Some people have said art doesn’t belong in advertising at all. In one of the foundational books of graphic design, The Graphic Artist and His Design Problems (1961), Josef Muller-Brockmann argued the benefits of a strict, constructivist approach to design in advertising that takes the artist out of the communication entirely, leaving only the objective message. The goal was to minimize the artist’s personal point of view in order to reduce barriers to audience engagement.
Much of that philosophy is still relevant today: The use of grid systems and well designed type can make advertising more accessible to the viewer. But what Brockmann and his contemporaries missed was how art can give a message the power to communicate on an intuitive level, before the viewer even reads the words.
Today, we thankfully have come full circle on subjectivity in advertising, with the return of illustrative type, hand-rendered treatments, and more personality than ever in branding. Design today brings products and services to life in a way that a strict constructivist approach never could.

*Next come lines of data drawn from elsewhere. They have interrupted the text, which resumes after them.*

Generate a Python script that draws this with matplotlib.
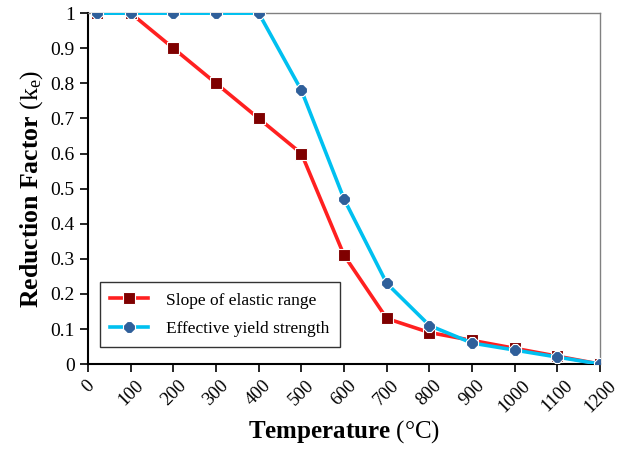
import matplotlib
matplotlib.use("Agg")
import matplotlib.pyplot as plt

temps = [20, 100, 200, 300, 400, 500, 600, 700, 800, 900, 1000, 1100, 1200]
slope_elastic = [1, 1, 0.9, 0.8, 0.7, 0.6, 0.31, 0.13, 0.09, 0.0675, 0.045, 0.0225, 0]
yield_strength = [1, 1, 1, 1, 1, 0.78, 0.47, 0.23, 0.11, 0.06, 0.04, 0.02, 0]
xticks = list(range(0, 1201, 100))
yticks = [round(0.1 * i, 1) for i in range(11)]

plt.rcParams['font.family'] = 'Liberation Serif'
plt.rcParams['mathtext.fontset'] = 'custom'
plt.rcParams['mathtext.rm'] = 'Liberation Serif'
plt.rcParams['mathtext.bf'] = 'Liberation Serif:bold'
plt.rcParams['mathtext.it'] = 'Liberation Serif:italic'

fig = plt.figure(figsize=(6.2, 4.54), dpi=100)
ax = fig.add_axes([0.142, 0.198, 0.826, 0.773])

ax.plot(temps, slope_elastic, color='#ff2020', lw=2.6, marker='s', ms=9,
        mfc='#7f0000', mec='white', mew=0.8, label='Slope of elastic range', zorder=3)
ax.plot(temps, yield_strength, color='#00c0f0', lw=2.6, marker='8', ms=9,
        mfc='#2f5f9a', mec='white', mew=0.8, label='Effective yield strength', zorder=4)

ax.set_xlim(0, 1200)
ax.set_ylim(0, 1)
ax.set_xticks(xticks)
ax.set_xticklabels([str(t) for t in xticks], rotation=45, ha='center', va='top', fontsize=13.5)
ax.set_yticks(yticks)
ax.set_yticklabels(['0' if v == 0 else ('1' if v == 1 else str(v)) for v in yticks], fontsize=14)
ax.tick_params(direction='out', length=6, width=1.2, color='black')

for s in ['left', 'bottom']:
    ax.spines[s].set_color('black')
    ax.spines[s].set_linewidth(1.5)
for s in ['top', 'right']:
    ax.spines[s].set_color('#808080')
    ax.spines[s].set_linewidth(1.0)

ax.set_xlabel(r'$\mathbf{Temperature}$ (°C)', fontsize=18, labelpad=2)
ax.set_ylabel(r'$\mathbf{Reduction\ Factor}$ (k$_{\mathrm{e}}$)', fontsize=18.5, labelpad=4)

leg = ax.legend(loc='lower left', bbox_to_anchor=(0.023, 0.048), borderaxespad=0,
                fontsize=12.5, frameon=True, fancybox=False, edgecolor='black',
                borderpad=0.6, labelspacing=0.7, handlelength=2.2, handletextpad=1.0)
leg.get_frame().set_linewidth(1.0)

fig.savefig('out.png', dpi=100)
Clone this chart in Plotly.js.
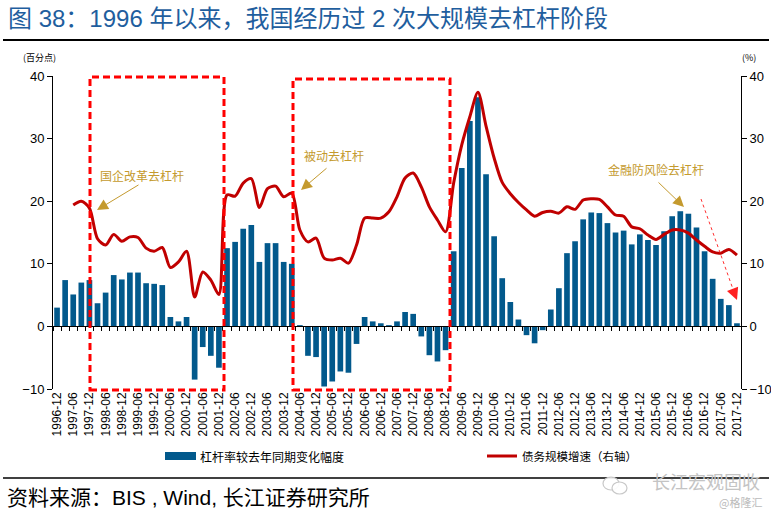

Good art direction is rooted in the brand, not the art director
So, if the artistic side of art direction is critical, does the aesthetic of the art director as an individual matter? Beyond basic good taste and design foundations, I argue that it doesn’t much. In fact, the best art directors are chameleons, able to absorb the values of a brand and create a visual persona that feels authentic and ownable. Excellent brand art feels like it pours out of the soul of the brand, not out of the soul of the art director. And to do this, we have to temper our own proclivities and instead design and direct from the perspective of the brand itself.